Aras já arquivou 104 pedidos de investigação contra Bolsonaro

Escolhido a dedo por Bolsonaro para ser o chefe do Ministério Público Federal há quase três anos, a atuação do procurador-geral da República (PGR) Augusto Aras tem dado bom retorno político ao presidente. De acordo com um levantamento publicado em reportagem do UOL neste sábado (30), o órgão dirigido por Aras já arquivou nada menos do que 104 pedidos de investigação contra Jair Bolsonaro (PL). A lista de decisões favoráveis do PGR foi engrossada nesta semana ao se manifestar contra o avanço de sete apurações pedidas pela CPI da Covid.
Segundo a pesquisa, desde o início da atual gestão da Procuradoria-Geral da República, Bolsonaro foi alvo de 151 representações no Supremo Tribunal Federal (STF), sendo 131 notícias-crime (pedidos de investigação) e 20 interpelações judiciais, em geral cobrando explicações por declarações do presidente. Das 131 notícias-crime que chegaram ao STF, 17 foram descartadas pela própria Corte, devido a inadequações jurídicas. As demais se dividem entre as que Aras mandou arquivar (104) e as que ainda aguardam manifestação da PGR (10).
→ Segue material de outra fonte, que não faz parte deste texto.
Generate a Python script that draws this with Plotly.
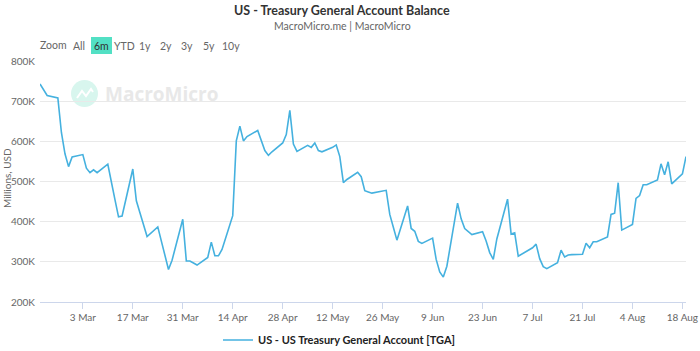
import plotly.graph_objects as go

# ---------------- data ----------------
dates = [
    "2025-02-19", "2025-02-20", "2025-02-21", "2025-02-24", "2025-02-25", "2025-02-26", "2025-02-27", "2025-02-28",
    "2025-03-03", "2025-03-04", "2025-03-05", "2025-03-06", "2025-03-07",
    "2025-03-10", "2025-03-11", "2025-03-12", "2025-03-13", "2025-03-14",
    "2025-03-17", "2025-03-18", "2025-03-19", "2025-03-20", "2025-03-21",
    "2025-03-24", "2025-03-25", "2025-03-26", "2025-03-27", "2025-03-28",
    "2025-03-31", "2025-04-01", "2025-04-02", "2025-04-03", "2025-04-04",
    "2025-04-07", "2025-04-08", "2025-04-09", "2025-04-10", "2025-04-11",
    "2025-04-14", "2025-04-15", "2025-04-16", "2025-04-17", "2025-04-18",
    "2025-04-21", "2025-04-22", "2025-04-23", "2025-04-24", "2025-04-25",
    "2025-04-28", "2025-04-29", "2025-04-30", "2025-05-01", "2025-05-02",
    "2025-05-05", "2025-05-06", "2025-05-07", "2025-05-08", "2025-05-09",
    "2025-05-12", "2025-05-13", "2025-05-14", "2025-05-15", "2025-05-16",
    "2025-05-19", "2025-05-20", "2025-05-21", "2025-05-22", "2025-05-23",
    "2025-05-27", "2025-05-28", "2025-05-29", "2025-05-30",
    "2025-06-02", "2025-06-03", "2025-06-04", "2025-06-05", "2025-06-06",
    "2025-06-09", "2025-06-10", "2025-06-11", "2025-06-12", "2025-06-13",
    "2025-06-16", "2025-06-17", "2025-06-18", "2025-06-20",
    "2025-06-23", "2025-06-24", "2025-06-25", "2025-06-26", "2025-06-27",
    "2025-06-30", "2025-07-01", "2025-07-02", "2025-07-03",
    "2025-07-07", "2025-07-08", "2025-07-09", "2025-07-10", "2025-07-11",
    "2025-07-14", "2025-07-15", "2025-07-16", "2025-07-17", "2025-07-18",
    "2025-07-21", "2025-07-22", "2025-07-23", "2025-07-24", "2025-07-25",
    "2025-07-28", "2025-07-29", "2025-07-30", "2025-07-31", "2025-08-01",
    "2025-08-04", "2025-08-05", "2025-08-06", "2025-08-07", "2025-08-08",
    "2025-08-11", "2025-08-12", "2025-08-13", "2025-08-14", "2025-08-15",
    "2025-08-18", "2025-08-19",
]

# Treasury General Account balance, millions USD
tga_balance = [
    743000, 728000, 714000, 708000, 622000, 569000, 537000, 561000,
    567000, 533000, 522000, 529000, 522000,
    543000, 495000, 455000, 412000, 414000,
    531000, 452000, 422000, 390000, 363000,
    387000, 352000, 316000, 281000, 304000,
    406000, 302000, 302000, 297000, 292000,
    311000, 349000, 315000, 315000, 331000,
    415000, 601000, 638000, 601000, 612000,
    627000, 604000, 577000, 565000, 574000,
    596000, 617000, 677000, 593000, 575000,
    590000, 585000, 596000, 577000, 574000,
    585000, 591000, 562000, 497000, 505000,
    523000, 512000, 477000, 474000, 471000,
    478000, 418000, 386000, 354000,
    439000, 383000, 376000, 351000, 346000,
    359000, 306000, 275000, 262000, 289000,
    446000, 407000, 383000, 368000,
    375000, 352000, 323000, 306000, 357000,
    456000, 369000, 372000, 314000,
    335000, 344000, 308000, 288000, 283000,
    298000, 329000, 312000, 317000, 318000,
    319000, 346000, 335000, 350000, 350000,
    362000, 418000, 421000, 497000, 379000,
    393000, 458000, 465000, 492000, 492000,
    504000, 544000, 517000, 549000, 494000,
    519000, 562000,
]

series_name = "US - US Treasury General Account [TGA]"

x_tick_dates = ["2025-03-03", "2025-03-17", "2025-03-31", "2025-04-14", "2025-04-28", "2025-05-12",
                "2025-05-26", "2025-06-09", "2025-06-23", "2025-07-07", "2025-07-21", "2025-08-04",
                "2025-08-18"]
x_tick_labels = ["3 Mar", "17 Mar", "31 Mar", "14 Apr", "28 Apr", "12 May", "26 May", "9 Jun",
                 "23 Jun", "7 Jul", "21 Jul", "4 Aug", "18 Aug"]
y_tick_values = [200000, 300000, 400000, 500000, 600000, 700000, 800000]
y_tick_labels = ["200K", "300K", "400K", "500K", "600K", "700K", "800K"]

zoom_buttons = ["All", "6m", "YTD", "1y", "2y", "3y", "5y", "10y"]
active_button = "6m"

# ---------------- layout helpers ----------------
W, H = 700, 351
ML, MR, MT, MB = 40, 14, 61, 49
PW, PH = W - ML - MR, H - MT - MB


def px(x):
    return (x - ML) / PW


def py(y):
    return (H - MB - y) / PH


FONT = "Lato, Liberation Sans, Arial, sans-serif"
LINE_COLOR = "#45b1df"

fig = go.Figure()
fig.add_trace(go.Scatter(
    x=dates, y=tga_balance, mode="lines", name="<b>" + series_name + "</b>",
    line=dict(color=LINE_COLOR, width=1.6),
    hovertemplate="%{x|%Y-%m-%d}<br>%{y:,.0f}<extra></extra>",
))

annotations = [
    dict(text="<b>US - Treasury General Account Balance</b>", x=px(342), y=py(10),
         font=dict(size=12.5, color="#333333", family=FONT)),
    dict(text="MacroMicro.me | MacroMicro", x=px(342), y=py(26),
         font=dict(size=10.5, color="#666666", family=FONT)),
    dict(text="Zoom", x=px(53), y=py(45), font=dict(size=10.5, color="#666666", family=FONT)),
    dict(text="Millions, USD", x=px(7), y=py(178), textangle=-90,
         font=dict(size=10, color="#666666", family=FONT)),
    dict(text="<b>MacroMicro</b>", x=px(103), y=py(94), xanchor="left",
         font=dict(size=19, color="#e8e8e8", family="Open Sans, sans-serif")),
]

button_centers = [79, 101.5, 124, 145, 166, 187, 209, 231]
shapes = []
for label, cx in zip(zoom_buttons, button_centers):
    active = label == active_button
    if active:
        shapes.append(dict(type="rect", xref="paper", yref="paper",
                           x0=px(cx - 10.5), x1=px(cx + 10.5), y0=py(54), y1=py(37),
                           fillcolor="#52e0c4", line=dict(width=0), layer="above"))
    annotations.append(dict(
        text=label, x=px(cx), y=py(45.5),
        font=dict(size=10.5, color="#333333" if active else "#666666", family=FONT),
    ))

for a in annotations:
    a.setdefault("xref", "paper")
    a.setdefault("yref", "paper")
    a.setdefault("showarrow", False)
    a.setdefault("xanchor", "center")
    a.setdefault("yanchor", "middle")

shapes += [
    # watermark logo circle
    dict(type="circle", xref="paper", yref="paper",
         x0=px(71), x1=px(98), y0=py(107), y1=py(80),
         fillcolor="#d8f6ee", line=dict(width=0), layer="below"),
    dict(type="path", xref="paper", yref="paper",
         path=f"M {px(77)} {py(98)} L {px(82)} {py(91)} L {px(86)} {py(96)} L {px(91)} {py(89)} L {px(93)} {py(92)}",
         line=dict(color="white", width=2), layer="below"),
]

fig.update_layout(
    width=W, height=H,
    margin=dict(l=ML, r=MR, t=MT, b=MB, autoexpand=False),
    paper_bgcolor="white", plot_bgcolor="white",
    font=dict(family=FONT, size=10, color="#666666"),
    showlegend=True,
    legend=dict(orientation="h", x=px(218), xanchor="left", y=py(340), yanchor="middle",
                font=dict(size=11, color="#222222", family=FONT), itemwidth=30,
                bgcolor="rgba(0,0,0,0)"),
    annotations=annotations,
    shapes=shapes,
    hovermode="x",
)

fig.update_xaxes(
    type="date", range=[dates[0], dates[-1]],
    tickvals=x_tick_dates, ticktext=x_tick_labels,
    showgrid=False, showline=True, linecolor="#ccd6eb", linewidth=1,
    ticks="outside", ticklen=6, tickcolor="#ccd6eb",
    tickfont=dict(size=10, color="#666666", family=FONT),
    zeroline=False,
)
fig.update_yaxes(
    range=[200000, 800000],
    tickvals=y_tick_values, ticktext=y_tick_labels,
    showgrid=True, gridcolor="#e9e9e9", gridwidth=1,
    tickfont=dict(size=10, color="#666666", family=FONT),
    zeroline=False, showline=False, ticks="", ticklabelstandoff=4,
)

fig.write_html("out.html")
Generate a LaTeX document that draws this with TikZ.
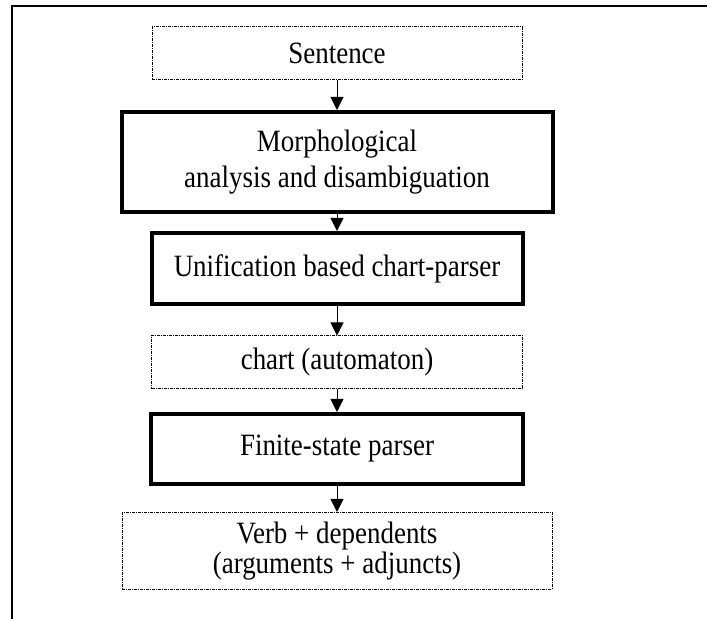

Juristas consultados pela reportagem destacam entre os casos arquivados as declarações golpistas do presidente durante o 7 de Setembro do ano passado, nas aglomerações promovidas por ele durante o pico da pandemia de covid-19, e no pronunciamento que fez, em junho deste ano, defendendo que os militares fiscalizem as eleições. Para os juristas, porém, a decisão de Aras de descartar algumas investigações foi equivocada. Para eles, houve episódios com margem de discussão sobre um possível crime de Bolsonaro mas em outros o delito ficou claro.
Até o momento, a PGR não apresentou nenhuma denúncia contra Bolsonaro. Em algumas situações, como na suposta prevaricação de Bolsonaro ao ouvir relatos de crimes sobre a compra da vacina Covaxin, Aras abriu um inquérito por uma ordem ministra Rosa Weber, do STF, que não aceitou o pedido de arquivamento. O caso, todavia, foi encerrado semanas depois, quando a PGR insistiu no arquivamento. Para Lenio Streck, este caso mostra uma "armadilha sistêmica" das instituições brasileiras, que seria o acúmulo de poder nas mãos do PGR sobre investigações com foro privilegiado. "Ele tem a última palavra para oferecer ou não a denúncia criminal. A palavra dele, na prática, acaba valendo mais que a do Supremo", diz, conforme UOL.
Quebra de tradição e afinidades
A escolha de Augusto Aras para o cargo quebrou uma tradição que vinha desde 2003, período em que o presidente da República escolhia um dos nomes da lista tríplice dos mais votados pelo MPF. A tradição é entendida como uma forma de manter a autonomia e força política do cargo.
É o PGR que exerce as funções do MP junto ao Supremo Tribunal Federal (STF) e no Superior Tribunal de Justiça (STJ), além de poder propor ações diretas de inconstitucionalidade e pedir federalização de casos de crimes contra os direitos humanos e ações contra o presidente da República.
Aras é crítico da ideologia de gênero e da política de cotas raciais para ingresso em universidades e já chegou a apoiar a excludente de ilicitude para proprietários rurais que atirarem em invasores de suas terras - defende que eles não respondam criminalmente -, entre outras afinidades com pregações de Bolsonaro.